### Exercise requirements
Provide an exact copy of the lines from the beginning of the records through the line that includes "import seaborn as sns", and of no others.

Records:

┄┄┄┄┄┄┄┄┄┄┄┄┄┄┄┄┄┄┄┄

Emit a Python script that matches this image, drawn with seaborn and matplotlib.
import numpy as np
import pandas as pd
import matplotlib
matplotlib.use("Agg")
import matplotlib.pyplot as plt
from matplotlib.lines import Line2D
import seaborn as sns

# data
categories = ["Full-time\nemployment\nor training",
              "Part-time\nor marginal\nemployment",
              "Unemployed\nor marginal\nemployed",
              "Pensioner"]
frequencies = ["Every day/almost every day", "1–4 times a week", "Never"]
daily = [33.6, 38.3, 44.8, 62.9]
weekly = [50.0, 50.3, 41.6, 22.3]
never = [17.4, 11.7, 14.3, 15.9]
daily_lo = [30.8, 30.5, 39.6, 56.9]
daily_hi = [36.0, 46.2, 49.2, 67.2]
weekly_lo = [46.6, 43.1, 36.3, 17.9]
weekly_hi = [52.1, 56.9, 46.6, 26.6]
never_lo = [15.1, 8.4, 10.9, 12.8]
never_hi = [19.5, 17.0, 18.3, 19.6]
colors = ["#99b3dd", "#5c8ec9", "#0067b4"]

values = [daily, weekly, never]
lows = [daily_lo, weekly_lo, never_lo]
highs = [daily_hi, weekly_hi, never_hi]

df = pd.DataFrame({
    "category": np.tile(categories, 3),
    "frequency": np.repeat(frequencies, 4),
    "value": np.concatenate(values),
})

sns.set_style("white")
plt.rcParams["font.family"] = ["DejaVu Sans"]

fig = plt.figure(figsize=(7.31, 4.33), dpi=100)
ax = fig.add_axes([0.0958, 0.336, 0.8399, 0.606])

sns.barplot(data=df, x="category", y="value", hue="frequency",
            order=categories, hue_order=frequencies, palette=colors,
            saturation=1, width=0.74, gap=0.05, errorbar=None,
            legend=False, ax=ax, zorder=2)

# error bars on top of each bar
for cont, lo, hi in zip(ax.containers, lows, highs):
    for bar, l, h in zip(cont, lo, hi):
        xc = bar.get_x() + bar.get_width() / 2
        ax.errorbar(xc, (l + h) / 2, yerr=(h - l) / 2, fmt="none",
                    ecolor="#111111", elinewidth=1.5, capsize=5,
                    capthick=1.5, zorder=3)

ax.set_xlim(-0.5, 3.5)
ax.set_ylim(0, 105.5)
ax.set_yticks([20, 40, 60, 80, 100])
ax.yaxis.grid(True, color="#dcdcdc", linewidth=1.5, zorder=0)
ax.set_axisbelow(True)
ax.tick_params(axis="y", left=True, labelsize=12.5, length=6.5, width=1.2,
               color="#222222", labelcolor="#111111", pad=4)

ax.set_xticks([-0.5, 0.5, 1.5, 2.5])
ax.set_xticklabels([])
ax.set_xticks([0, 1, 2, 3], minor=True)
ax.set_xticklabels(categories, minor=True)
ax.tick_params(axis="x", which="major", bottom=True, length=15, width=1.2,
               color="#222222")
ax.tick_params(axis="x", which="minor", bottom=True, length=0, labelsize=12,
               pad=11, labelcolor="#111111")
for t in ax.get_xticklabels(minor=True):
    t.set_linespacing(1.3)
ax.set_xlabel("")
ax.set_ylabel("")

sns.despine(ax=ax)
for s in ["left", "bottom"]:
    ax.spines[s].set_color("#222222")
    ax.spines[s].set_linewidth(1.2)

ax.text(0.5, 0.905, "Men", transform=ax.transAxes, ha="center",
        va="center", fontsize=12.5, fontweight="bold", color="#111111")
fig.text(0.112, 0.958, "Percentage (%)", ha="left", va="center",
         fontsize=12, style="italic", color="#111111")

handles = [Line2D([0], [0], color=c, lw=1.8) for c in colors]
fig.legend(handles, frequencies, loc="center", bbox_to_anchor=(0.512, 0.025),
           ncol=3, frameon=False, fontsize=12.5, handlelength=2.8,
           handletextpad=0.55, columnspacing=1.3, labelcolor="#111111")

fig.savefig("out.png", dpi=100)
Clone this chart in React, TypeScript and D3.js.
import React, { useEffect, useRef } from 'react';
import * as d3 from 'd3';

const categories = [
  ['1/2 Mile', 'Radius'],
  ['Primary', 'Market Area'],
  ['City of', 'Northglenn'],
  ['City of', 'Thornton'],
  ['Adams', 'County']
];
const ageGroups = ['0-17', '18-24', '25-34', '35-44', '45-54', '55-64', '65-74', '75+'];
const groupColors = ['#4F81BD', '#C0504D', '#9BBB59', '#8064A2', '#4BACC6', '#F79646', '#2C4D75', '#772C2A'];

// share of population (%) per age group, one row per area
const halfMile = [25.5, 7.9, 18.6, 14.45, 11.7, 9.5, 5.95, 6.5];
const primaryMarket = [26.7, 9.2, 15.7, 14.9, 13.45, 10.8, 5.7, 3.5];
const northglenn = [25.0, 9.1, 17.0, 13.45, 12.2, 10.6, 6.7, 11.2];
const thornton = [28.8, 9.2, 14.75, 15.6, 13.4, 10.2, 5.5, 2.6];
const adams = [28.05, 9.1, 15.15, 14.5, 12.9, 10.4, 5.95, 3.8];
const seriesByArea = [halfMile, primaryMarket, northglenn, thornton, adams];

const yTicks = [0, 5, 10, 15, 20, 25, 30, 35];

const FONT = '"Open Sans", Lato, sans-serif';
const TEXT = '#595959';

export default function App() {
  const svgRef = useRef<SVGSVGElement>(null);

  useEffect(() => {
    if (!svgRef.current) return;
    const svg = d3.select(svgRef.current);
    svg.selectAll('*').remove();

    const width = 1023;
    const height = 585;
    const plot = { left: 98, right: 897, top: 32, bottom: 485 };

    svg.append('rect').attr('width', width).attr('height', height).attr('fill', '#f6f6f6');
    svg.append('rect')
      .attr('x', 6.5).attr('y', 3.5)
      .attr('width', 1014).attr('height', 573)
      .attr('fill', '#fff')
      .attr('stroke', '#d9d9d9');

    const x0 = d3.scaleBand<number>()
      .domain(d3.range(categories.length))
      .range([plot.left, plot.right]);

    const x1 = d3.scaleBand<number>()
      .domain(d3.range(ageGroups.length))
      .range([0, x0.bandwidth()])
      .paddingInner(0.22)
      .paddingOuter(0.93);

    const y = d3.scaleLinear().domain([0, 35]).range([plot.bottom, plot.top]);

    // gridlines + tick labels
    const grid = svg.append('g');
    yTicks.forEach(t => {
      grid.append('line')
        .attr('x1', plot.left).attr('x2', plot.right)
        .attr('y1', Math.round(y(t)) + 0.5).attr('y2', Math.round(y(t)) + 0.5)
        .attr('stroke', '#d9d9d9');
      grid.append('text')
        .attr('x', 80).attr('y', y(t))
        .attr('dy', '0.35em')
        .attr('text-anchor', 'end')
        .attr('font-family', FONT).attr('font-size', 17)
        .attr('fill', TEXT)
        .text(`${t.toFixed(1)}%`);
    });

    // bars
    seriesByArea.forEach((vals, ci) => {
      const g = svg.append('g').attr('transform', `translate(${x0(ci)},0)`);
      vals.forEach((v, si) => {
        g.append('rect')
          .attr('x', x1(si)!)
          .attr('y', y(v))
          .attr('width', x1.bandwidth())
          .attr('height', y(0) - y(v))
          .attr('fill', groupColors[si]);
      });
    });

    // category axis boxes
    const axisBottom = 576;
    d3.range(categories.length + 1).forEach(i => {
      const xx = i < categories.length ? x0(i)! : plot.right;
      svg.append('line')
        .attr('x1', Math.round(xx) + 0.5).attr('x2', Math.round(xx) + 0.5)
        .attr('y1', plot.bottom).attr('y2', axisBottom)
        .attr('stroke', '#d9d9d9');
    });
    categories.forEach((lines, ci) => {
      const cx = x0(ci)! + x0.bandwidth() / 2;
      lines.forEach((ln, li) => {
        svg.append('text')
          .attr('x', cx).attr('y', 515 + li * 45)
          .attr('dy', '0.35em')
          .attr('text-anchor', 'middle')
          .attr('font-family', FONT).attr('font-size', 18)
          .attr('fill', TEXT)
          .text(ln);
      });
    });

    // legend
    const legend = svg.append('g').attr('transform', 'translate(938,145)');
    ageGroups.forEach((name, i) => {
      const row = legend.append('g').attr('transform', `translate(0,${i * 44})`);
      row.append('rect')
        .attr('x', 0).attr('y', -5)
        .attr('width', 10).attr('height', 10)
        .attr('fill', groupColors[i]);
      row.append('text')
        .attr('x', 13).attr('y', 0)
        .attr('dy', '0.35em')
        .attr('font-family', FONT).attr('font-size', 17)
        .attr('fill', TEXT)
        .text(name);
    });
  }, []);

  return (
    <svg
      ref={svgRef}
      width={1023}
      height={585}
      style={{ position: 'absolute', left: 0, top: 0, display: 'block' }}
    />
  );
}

┄┄┄┄┄┄┄┄┄┄┄┄┄┄┄┄┄┄┄┄

### The response
Emit a Python script that matches this image, drawn with seaborn and matplotlib.
import numpy as np
import pandas as pd
import matplotlib
matplotlib.use("Agg")
import matplotlib.pyplot as plt
from matplotlib.lines import Line2D
import seaborn as sns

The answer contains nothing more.